** BEGIN Records provided **

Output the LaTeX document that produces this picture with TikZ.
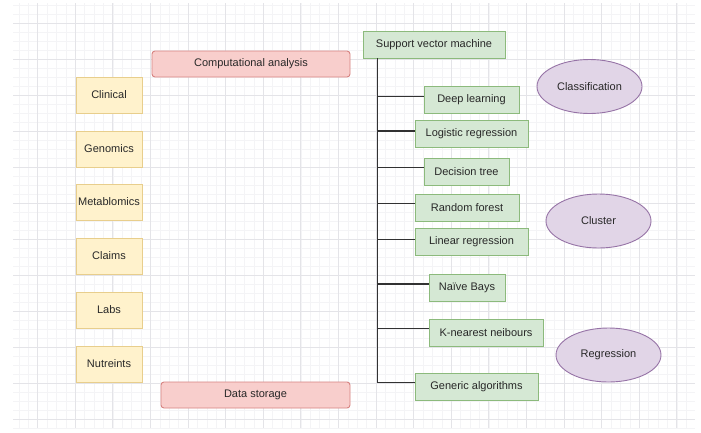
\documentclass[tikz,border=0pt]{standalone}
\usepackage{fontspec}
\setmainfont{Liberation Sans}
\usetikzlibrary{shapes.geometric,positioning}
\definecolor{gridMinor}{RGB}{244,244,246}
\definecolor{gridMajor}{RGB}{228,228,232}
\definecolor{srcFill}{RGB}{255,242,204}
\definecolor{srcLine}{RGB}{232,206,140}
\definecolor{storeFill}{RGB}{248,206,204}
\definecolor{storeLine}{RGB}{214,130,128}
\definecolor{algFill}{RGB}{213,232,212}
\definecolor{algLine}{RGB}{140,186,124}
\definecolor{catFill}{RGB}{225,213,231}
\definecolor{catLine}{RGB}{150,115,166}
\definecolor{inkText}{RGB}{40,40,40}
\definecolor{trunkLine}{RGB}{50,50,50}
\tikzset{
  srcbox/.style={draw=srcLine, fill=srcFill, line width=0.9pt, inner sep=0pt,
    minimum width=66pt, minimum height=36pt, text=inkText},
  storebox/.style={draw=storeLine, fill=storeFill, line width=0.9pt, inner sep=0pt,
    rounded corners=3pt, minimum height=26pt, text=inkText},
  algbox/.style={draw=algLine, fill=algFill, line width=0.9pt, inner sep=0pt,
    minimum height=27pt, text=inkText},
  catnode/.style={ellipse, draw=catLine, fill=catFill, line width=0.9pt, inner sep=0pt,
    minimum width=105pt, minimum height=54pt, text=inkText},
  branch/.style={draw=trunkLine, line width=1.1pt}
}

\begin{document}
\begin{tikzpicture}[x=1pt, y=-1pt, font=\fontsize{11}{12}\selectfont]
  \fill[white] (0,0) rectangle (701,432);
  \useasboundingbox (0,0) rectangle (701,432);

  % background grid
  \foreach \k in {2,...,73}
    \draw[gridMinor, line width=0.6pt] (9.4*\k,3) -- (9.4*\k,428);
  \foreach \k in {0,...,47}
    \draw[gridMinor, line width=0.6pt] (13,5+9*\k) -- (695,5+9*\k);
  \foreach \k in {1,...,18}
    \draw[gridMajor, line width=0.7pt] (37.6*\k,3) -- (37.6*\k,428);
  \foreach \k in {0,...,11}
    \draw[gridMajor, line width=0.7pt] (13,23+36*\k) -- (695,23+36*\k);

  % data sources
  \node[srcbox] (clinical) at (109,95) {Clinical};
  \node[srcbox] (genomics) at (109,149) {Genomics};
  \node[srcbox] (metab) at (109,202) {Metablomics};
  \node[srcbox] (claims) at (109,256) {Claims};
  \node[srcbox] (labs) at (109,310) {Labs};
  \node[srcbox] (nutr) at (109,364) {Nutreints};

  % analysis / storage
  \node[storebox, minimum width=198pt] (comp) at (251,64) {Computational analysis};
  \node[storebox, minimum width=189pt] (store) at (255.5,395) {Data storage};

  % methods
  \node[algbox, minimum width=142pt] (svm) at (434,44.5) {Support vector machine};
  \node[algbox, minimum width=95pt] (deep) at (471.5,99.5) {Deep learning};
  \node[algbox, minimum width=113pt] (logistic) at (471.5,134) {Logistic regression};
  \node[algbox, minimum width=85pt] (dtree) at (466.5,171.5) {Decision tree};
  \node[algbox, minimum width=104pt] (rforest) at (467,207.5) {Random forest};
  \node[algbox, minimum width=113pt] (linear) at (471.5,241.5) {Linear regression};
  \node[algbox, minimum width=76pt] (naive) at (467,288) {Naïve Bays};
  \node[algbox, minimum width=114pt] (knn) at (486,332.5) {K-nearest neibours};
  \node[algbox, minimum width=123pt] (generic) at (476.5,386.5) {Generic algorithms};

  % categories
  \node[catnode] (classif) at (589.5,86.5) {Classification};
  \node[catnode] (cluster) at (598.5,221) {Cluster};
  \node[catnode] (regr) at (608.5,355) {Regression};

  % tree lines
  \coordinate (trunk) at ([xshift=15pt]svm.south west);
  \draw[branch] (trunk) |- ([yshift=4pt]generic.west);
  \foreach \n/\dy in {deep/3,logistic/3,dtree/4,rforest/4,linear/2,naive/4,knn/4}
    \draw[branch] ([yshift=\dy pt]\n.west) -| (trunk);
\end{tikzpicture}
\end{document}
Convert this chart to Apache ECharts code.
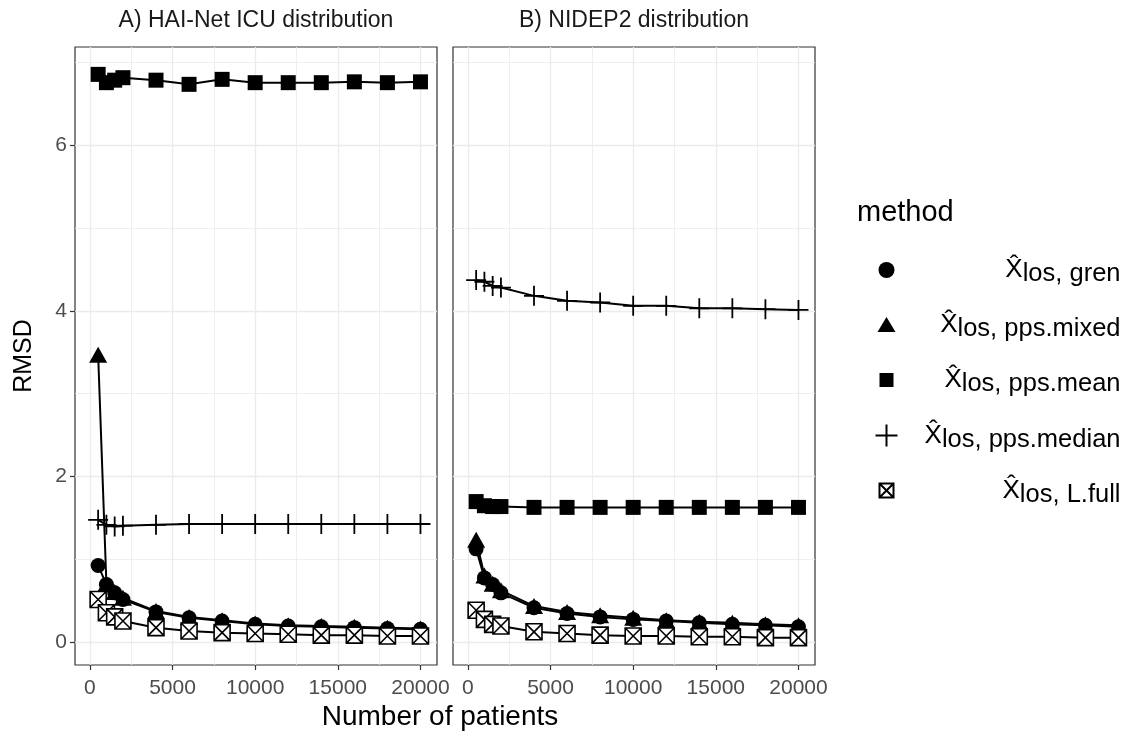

** END Records provided **

→ **Your objective**
The data should be printed again unchanged; leave its pictures out.

→ **Exercise result**
Output the LaTeX document that produces this picture with TikZ.
\documentclass[tikz,border=0pt]{standalone}
\usepackage{fontspec}
\setmainfont{Liberation Sans}
\usetikzlibrary{shapes.geometric,positioning}
\definecolor{gridMinor}{RGB}{244,244,246}
\definecolor{gridMajor}{RGB}{228,228,232}
\definecolor{srcFill}{RGB}{255,242,204}
\definecolor{srcLine}{RGB}{232,206,140}
\definecolor{storeFill}{RGB}{248,206,204}
\definecolor{storeLine}{RGB}{214,130,128}
\definecolor{algFill}{RGB}{213,232,212}
\definecolor{algLine}{RGB}{140,186,124}
\definecolor{catFill}{RGB}{225,213,231}
\definecolor{catLine}{RGB}{150,115,166}
\definecolor{inkText}{RGB}{40,40,40}
\definecolor{trunkLine}{RGB}{50,50,50}
\tikzset{
  srcbox/.style={draw=srcLine, fill=srcFill, line width=0.9pt, inner sep=0pt,
    minimum width=66pt, minimum height=36pt, text=inkText},
  storebox/.style={draw=storeLine, fill=storeFill, line width=0.9pt, inner sep=0pt,
    rounded corners=3pt, minimum height=26pt, text=inkText},
  algbox/.style={draw=algLine, fill=algFill, line width=0.9pt, inner sep=0pt,
    minimum height=27pt, text=inkText},
  catnode/.style={ellipse, draw=catLine, fill=catFill, line width=0.9pt, inner sep=0pt,
    minimum width=105pt, minimum height=54pt, text=inkText},
  branch/.style={draw=trunkLine, line width=1.1pt}
}

\begin{document}
\begin{tikzpicture}[x=1pt, y=-1pt, font=\fontsize{11}{12}\selectfont]
  \fill[white] (0,0) rectangle (701,432);
  \useasboundingbox (0,0) rectangle (701,432);

  % background grid
  \foreach \k in {2,...,73}
    \draw[gridMinor, line width=0.6pt] (9.4*\k,3) -- (9.4*\k,428);
  \foreach \k in {0,...,47}
    \draw[gridMinor, line width=0.6pt] (13,5+9*\k) -- (695,5+9*\k);
  \foreach \k in {1,...,18}
    \draw[gridMajor, line width=0.7pt] (37.6*\k,3) -- (37.6*\k,428);
  \foreach \k in {0,...,11}
    \draw[gridMajor, line width=0.7pt] (13,23+36*\k) -- (695,23+36*\k);

  % data sources
  \node[srcbox] (clinical) at (109,95) {Clinical};
  \node[srcbox] (genomics) at (109,149) {Genomics};
  \node[srcbox] (metab) at (109,202) {Metablomics};
  \node[srcbox] (claims) at (109,256) {Claims};
  \node[srcbox] (labs) at (109,310) {Labs};
  \node[srcbox] (nutr) at (109,364) {Nutreints};

  % analysis / storage
  \node[storebox, minimum width=198pt] (comp) at (251,64) {Computational analysis};
  \node[storebox, minimum width=189pt] (store) at (255.5,395) {Data storage};

  % methods
  \node[algbox, minimum width=142pt] (svm) at (434,44.5) {Support vector machine};
  \node[algbox, minimum width=95pt] (deep) at (471.5,99.5) {Deep learning};
  \node[algbox, minimum width=113pt] (logistic) at (471.5,134) {Logistic regression};
  \node[algbox, minimum width=85pt] (dtree) at (466.5,171.5) {Decision tree};
  \node[algbox, minimum width=104pt] (rforest) at (467,207.5) {Random forest};
  \node[algbox, minimum width=113pt] (linear) at (471.5,241.5) {Linear regression};
  \node[algbox, minimum width=76pt] (naive) at (467,288) {Naïve Bays};
  \node[algbox, minimum width=114pt] (knn) at (486,332.5) {K-nearest neibours};
  \node[algbox, minimum width=123pt] (generic) at (476.5,386.5) {Generic algorithms};

  % categories
  \node[catnode] (classif) at (589.5,86.5) {Classification};
  \node[catnode] (cluster) at (598.5,221) {Cluster};
  \node[catnode] (regr) at (608.5,355) {Regression};

  % tree lines
  \coordinate (trunk) at ([xshift=15pt]svm.south west);
  \draw[branch] (trunk) |- ([yshift=4pt]generic.west);
  \foreach \n/\dy in {deep/3,logistic/3,dtree/4,rforest/4,linear/2,naive/4,knn/4}
    \draw[branch] ([yshift=\dy pt]\n.west) -| (trunk);
\end{tikzpicture}
\end{document}
Convert this chart to Apache ECharts code.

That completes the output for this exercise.